Instructions to follow: Only the lines from the start of the data below through the line that contains "Arial, Helvetica, sans-serif';" are to be copied, exactly and without pictures.
———
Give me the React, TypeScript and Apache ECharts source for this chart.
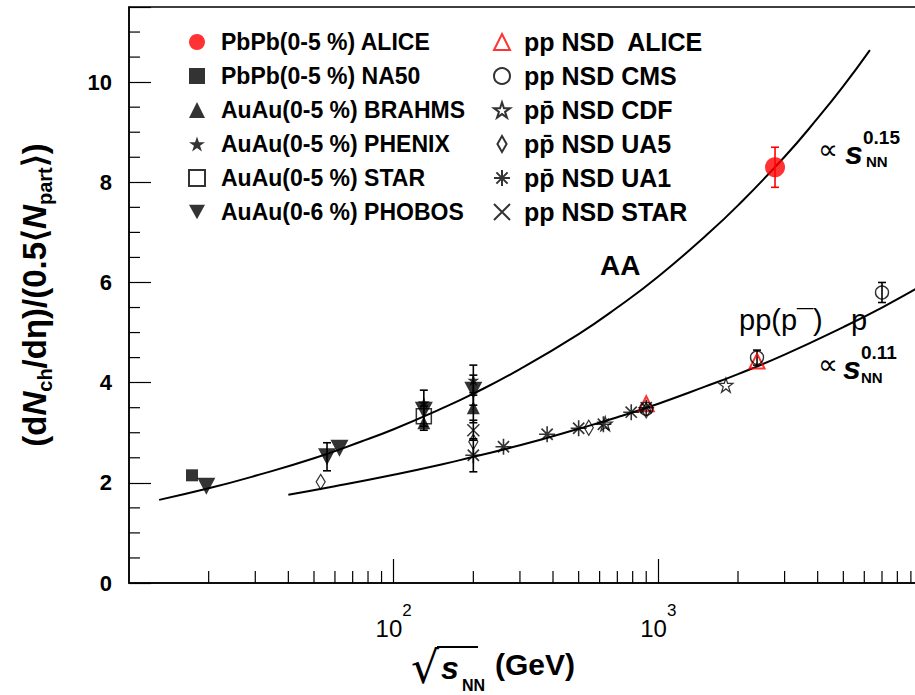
import React, { useEffect, useRef } from 'react';
import * as echarts from 'echarts';

const FONT = '"Liberation Sans", Arial, Helvetica, sans-serif';

// ---- legend / series names ----
const seriesNames = [
  'PbPb(0-5 %) ALICE',
  'PbPb(0-5 %) NA50',
  'AuAu(0-5 %) BRAHMS',
  'AuAu(0-5 %) PHENIX',
  'AuAu(0-5 %) STAR',
  'AuAu(0-6 %) PHOBOS',
  'pp NSD  ALICE',
  'pp NSD CMS',
  'pp\u0304 NSD CDF',
  'pp\u0304 NSD UA5',
  'pp\u0304 NSD UA1',
  'pp NSD STAR',
];

// ---- data: [sqrt(s_NN) GeV, value] ----
const aliceAA = [[2760, 8.3]];
const na50 = [[17.3, 2.15]];
const brahms = [[130, 3.2], [200, 3.5]];
const phenix = [[130, 3.6], [200, 4.05]];
const starAA = [[130, 3.33]];
const phobos = [[19.6, 1.93], [56, 2.52], [62.4, 2.69], [130, 3.45], [200, 3.85]];
const alicePP = [[900, 3.58], [2360, 4.43]];
const cmsPP = [[900, 3.48], [2360, 4.5], [7000, 5.8]];
const cdfPP = [[630, 3.18], [1800, 3.95]];
const ua5PP = [[53, 2.02], [200, 2.82], [546, 3.1], [900, 3.45]];
const ua1PP = [[200, 2.55], [260, 2.72], [380, 2.97], [500, 3.09], [620, 3.17], [790, 3.41], [900, 3.5]];
const starPP = [[200, 3.05]];

// error bars: [x, low, high]
const aliceErr = [[2760, 7.9, 8.7]];
const blackErr = [
  [56, 2.24, 2.8],
  [130, 3.05, 3.85],
  [130, 3.13, 3.53],
  [200, 3.55, 4.15],
  [200, 3.75, 4.35],
  [200, 3.2, 3.8],
  [200, 2.85, 3.25],
  [200, 2.22, 2.88],
  [2360, 4.35, 4.65],
  [7000, 5.6, 6.0],
];

// fitted curves
const aaFitE = [13, 20, 30, 50, 75, 100, 150, 200, 300, 500, 700, 1000, 1500, 2000, 3000, 4000, 5000, 6300];
const aaFitY = [1.66, 1.89, 2.14, 2.49, 2.82, 3.07, 3.47, 3.78, 4.27, 4.97, 5.5, 6.12, 6.92, 7.54, 8.51, 9.28, 9.92, 10.64];
const ppFitE = [40, 60, 100, 150, 200, 300, 500, 700, 1000, 1500, 2000, 3000, 5000, 7000, 10000];
const ppFitY = [1.76, 1.93, 2.16, 2.36, 2.52, 2.75, 3.08, 3.31, 3.58, 3.92, 4.17, 4.56, 5.11, 5.5, 5.95];

// minor tick values
const xMinorTicks = [20, 30, 40, 50, 60, 70, 80, 90, 200, 300, 400, 500, 600, 700, 800, 900, 2000, 3000, 4000, 5000, 6000, 7000, 8000, 9000];
const yMinorTicks = [0.5, 1, 1.5, 2.5, 3, 3.5, 4.5, 5, 5.5, 6.5, 7, 7.5, 8.5, 9, 9.5, 10.5, 11];

const SYM_STAR = 'path://M5,0L6.2,3.6L10,3.6L6.9,5.9L8.1,9.5L5,7.3L1.9,9.5L3.1,5.9L0,3.6L3.8,3.6Z';
const SYM_DOWN = 'path://M0,0L10,0L5,9Z';
const SYM_DIAMOND = 'path://M4,0L8,7L4,14L0,7Z';
const SYM_AST = 'path://M5,0L5,10M0,5L10,5M1.5,1.5L8.5,8.5M8.5,1.5L1.5,8.5';
const SYM_X = 'path://M0,0L10,10M10,0L0,10';

const NONE = 'rgba(0,0,0,0)';

function scatter(name: string, data: number[][], symbol: string, size: any, style: any) {
  return {
    name,
    type: 'scatter',
    data,
    symbol,
    symbolSize: size,
    itemStyle: style,
    z: 4,
    silent: true,
  };
}

function errSeries(data: number[][], color: string) {
  return {
    type: 'custom',
    data,
    z: 3,
    silent: true,
    encode: { x: 0, y: [1, 2] },
    renderItem: (params: any, api: any) => {
      const x = api.value(0);
      const p1 = api.coord([x, api.value(1)]);
      const p2 = api.coord([x, api.value(2)]);
      const c = 4;
      const st = { stroke: color, lineWidth: 1.6 };
      return {
        type: 'group',
        children: [
          { type: 'line', shape: { x1: p1[0], y1: p1[1], x2: p2[0], y2: p2[1] }, style: st },
          { type: 'line', shape: { x1: p1[0] - c, y1: p1[1], x2: p1[0] + c, y2: p1[1] }, style: st },
          { type: 'line', shape: { x1: p2[0] - c, y1: p2[1], x2: p2[0] + c, y2: p2[1] }, style: st },
        ],
      };
    },
  };
}

function txt(text: string, x: number, y: number, font: string) {
  return {
    type: 'text',
    x,
    y,
    silent: true,
    style: { text, font, fill: '#000', align: 'left', verticalAlign: 'middle', textAlign: 'left', textVerticalAlign: 'middle' },
  };
}

export default function App() {
  const ref = useRef<HTMLDivElement>(null);

  useEffect(() => {
    const chart = echarts.init(ref.current!, null, { renderer: 'svg', width: 935, height: 695 });
    const legendText = {
      fontSize: 23,
      fontWeight: 'bold',
      fontFamily: FONT,
      color: '#000',
      lineHeight: 34,
      padding: [0, 0, 0, 11],
    };
    const option: any = {
      animation: false,
      backgroundColor: '#fff',
      grid: {
        left: 129,
        right: 12,
        top: 7,
        bottom: 112,
        show: true,
        borderColor: '#000',
        borderWidth: 1.5,
        backgroundColor: 'transparent',
      },
      legend: [
        {
          orient: 'vertical',
          left: 188,
          top: 25,
          padding: 0,
          itemGap: 0,
          itemWidth: 16,
          itemHeight: 16,
          selectedMode: false,
          data: seriesNames.slice(0, 6),
          textStyle: legendText,
        },
        {
          orient: 'vertical',
          left: 493,
          top: 25,
          padding: 0,
          itemGap: 0,
          itemWidth: 16,
          itemHeight: 16,
          selectedMode: false,
          data: seriesNames.slice(6),
          textStyle: { ...legendText, fontSize: 25, padding: [0, 0, 0, 9] },
        },
      ],
      xAxis: {
        type: 'log',
        logBase: 10,
        min: 10,
        max: 10000,
        splitLine: { show: false },
        axisLine: { lineStyle: { color: '#000', width: 1.5 } },
        axisTick: { inside: true, length: 24, lineStyle: { color: '#000', width: 1.2 } },
        axisLabel: {
          margin: 19,
          showMinLabel: false,
          showMaxLabel: false,
          formatter: (v: number) => `{b|10}{s|${Math.round(Math.log10(v))}}`,
          rich: {
            b: { fontSize: 24, fontFamily: FONT, color: '#000', lineHeight: 38, verticalAlign: 'bottom' },
            s: { fontSize: 17, fontFamily: FONT, color: '#000', lineHeight: 17, verticalAlign: 'top' },
          },
        },
      },
      yAxis: {
        type: 'value',
        min: 0,
        max: 11.5,
        interval: 2,
        splitLine: { show: false },
        axisLine: { lineStyle: { color: '#000', width: 1.5 } },
        axisTick: { inside: true, length: 22, lineStyle: { color: '#000', width: 1.2 } },
        axisLabel: {
          margin: 17,
          fontSize: 22,
          fontWeight: 'bold',
          fontFamily: FONT,
          color: '#000',
          formatter: (v: number) => (v % 2 === 0 ? String(v) : ''),
        },
        name: '{p|(d}{i|N}{sub|ch}{p|/dη)/(0.5⟨}{i|N}{sub|part}{p|⟩)}',
        nameLocation: 'middle',
        nameRotate: 90,
        nameGap: 74,
        nameTextStyle: {
          rich: {
            p: { fontSize: 33, fontWeight: 'bold', fontFamily: FONT, color: '#000', lineHeight: 42 },
            i: { fontSize: 33, fontWeight: 'bold', fontStyle: 'italic', fontFamily: FONT, color: '#000', lineHeight: 42 },
            sub: { fontSize: 20, fontWeight: 'bold', fontFamily: FONT, color: '#000', lineHeight: 20, verticalAlign: 'bottom' },
          },
        },
      },
      graphic: [
        txt('AA', 600, 265, 'bold 28px "Liberation Sans", Arial, sans-serif'),
        txt('pp(p\u00AF)', 739, 320, '29px "Liberation Sans", Arial, sans-serif'),
        txt('p', 851, 320, '29px "Liberation Sans", Arial, sans-serif'),
        txt('\u221D', 818, 149, '28px "DejaVu Sans", sans-serif'),
        txt('s', 845, 153, 'italic bold 32px "Liberation Sans", Arial, sans-serif'),
        txt('0.15', 863, 137, 'bold 19px "Liberation Sans", Arial, sans-serif'),
        txt('NN', 866, 161, 'bold 15px "Liberation Sans", Arial, sans-serif'),
        txt('\u221D', 818, 364, '28px "DejaVu Sans", sans-serif'),
        txt('s', 843, 368, 'italic bold 32px "Liberation Sans", Arial, sans-serif'),
        txt('0.11', 861, 352, 'bold 19px "Liberation Sans", Arial, sans-serif'),
        txt('NN', 861, 377, 'bold 15px "Liberation Sans", Arial, sans-serif'),
        txt('\u221A', 411, 667, '44px "DejaVu Sans", sans-serif'),
        {
          type: 'line',
          silent: true,
          shape: { x1: 437, y1: 647, x2: 478, y2: 647 },
          style: { stroke: '#000', lineWidth: 2 },
        },
        txt('s', 441, 668, 'italic bold 32px "Liberation Sans", Arial, sans-serif'),
        txt('NN', 462, 685, 'bold 16px "Liberation Sans", Arial, sans-serif'),
        txt('(GeV)', 495, 664, 'bold 30px "Liberation Sans", Arial, sans-serif'),
      ],
      series: [
        {
          type: 'line',
          data: aaFitE.map((e, i) => [e, aaFitY[i]]),
          smooth: true,
          showSymbol: false,
          silent: true,
          lineStyle: { color: '#000', width: 2 },
          z: 2,
        },
        {
          type: 'line',
          data: ppFitE.map((e, i) => [e, ppFitY[i]]),
          smooth: true,
          showSymbol: false,
          silent: true,
          lineStyle: { color: '#000', width: 2 },
          z: 2,
        },
        {
          type: 'custom',
          data: xMinorTicks.map((v) => [v, 0]),
          silent: true,
          z: 1,
          renderItem: (params: any, api: any) => {
            const p = api.coord([api.value(0), 0]);
            return { type: 'line', shape: { x1: p[0], y1: p[1], x2: p[0], y2: p[1] - 12 }, style: { stroke: '#000', lineWidth: 1.2 } };
          },
        },
        {
          type: 'custom',
          data: yMinorTicks.map((v) => [10, v]),
          silent: true,
          z: 1,
          renderItem: (params: any, api: any) => {
            const p = api.coord([10, api.value(1)]);
            return { type: 'line', shape: { x1: p[0], y1: p[1], x2: p[0] + 11, y2: p[1] }, style: { stroke: '#000', lineWidth: 1.2 } };
          },
        },
        errSeries(aliceErr, '#ff0000'),
        errSeries(blackErr, '#000'),
        scatter(seriesNames[0], aliceAA, 'circle', 20, { color: '#ff0000' }),
        scatter(seriesNames[1], na50, 'rect', 12, { color: '#000' }),
        scatter(seriesNames[2], brahms, 'triangle', 13, { color: '#000' }),
        scatter(seriesNames[3], phenix, SYM_STAR, 12, { color: '#000' }),
        scatter(seriesNames[4], starAA, 'rect', 15, { color: NONE, borderColor: '#000', borderWidth: 1.5 }),
        scatter(seriesNames[5], phobos, SYM_DOWN, [18, 17], { color: '#000' }),
        scatter(seriesNames[6], alicePP, 'triangle', 15, { color: NONE, borderColor: '#ff0000', borderWidth: 2 }),
        scatter(seriesNames[7], cmsPP, 'circle', 13, { color: NONE, borderColor: '#000', borderWidth: 1.4 }),
        scatter(seriesNames[8], cdfPP, SYM_STAR, 14, { color: NONE, borderColor: '#000', borderWidth: 1.3 }),
        scatter(seriesNames[9], ua5PP, SYM_DIAMOND, [9, 15], { color: NONE, borderColor: '#000', borderWidth: 1.3 }),
        scatter(seriesNames[10], ua1PP, SYM_AST, 16, { color: NONE, borderColor: '#000', borderWidth: 1.6 }),
        scatter(seriesNames[11], starPP, SYM_X, 12, { color: NONE, borderColor: '#000', borderWidth: 1.5 }),
      ],
    };
    chart.setOption(option);
    return () => chart.dispose();
  }, []);

  return <div ref={ref} style={{ position: 'fixed', left: 0, top: 0, width: 935, height: 695 }} />;
}
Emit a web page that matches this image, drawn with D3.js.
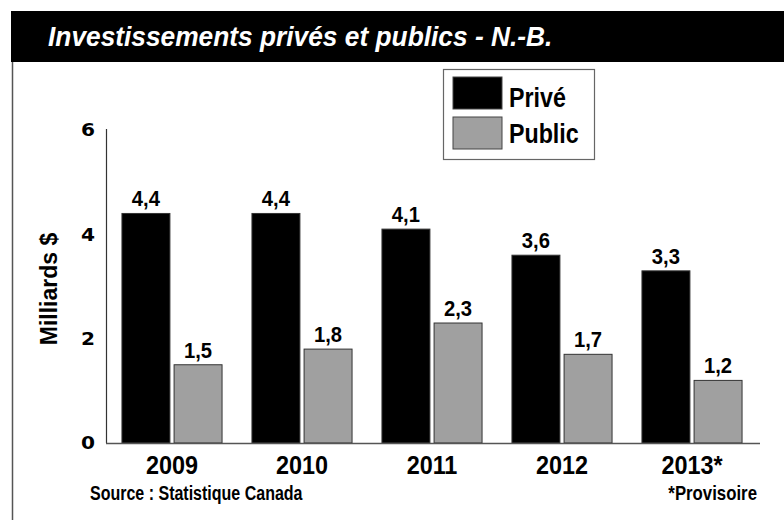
———
Written answer:
Give me the React, TypeScript and Apache ECharts source for this chart.
import React, { useEffect, useRef } from 'react';
import * as echarts from 'echarts';

const FONT = '"Liberation Sans", Arial, Helvetica, sans-serif';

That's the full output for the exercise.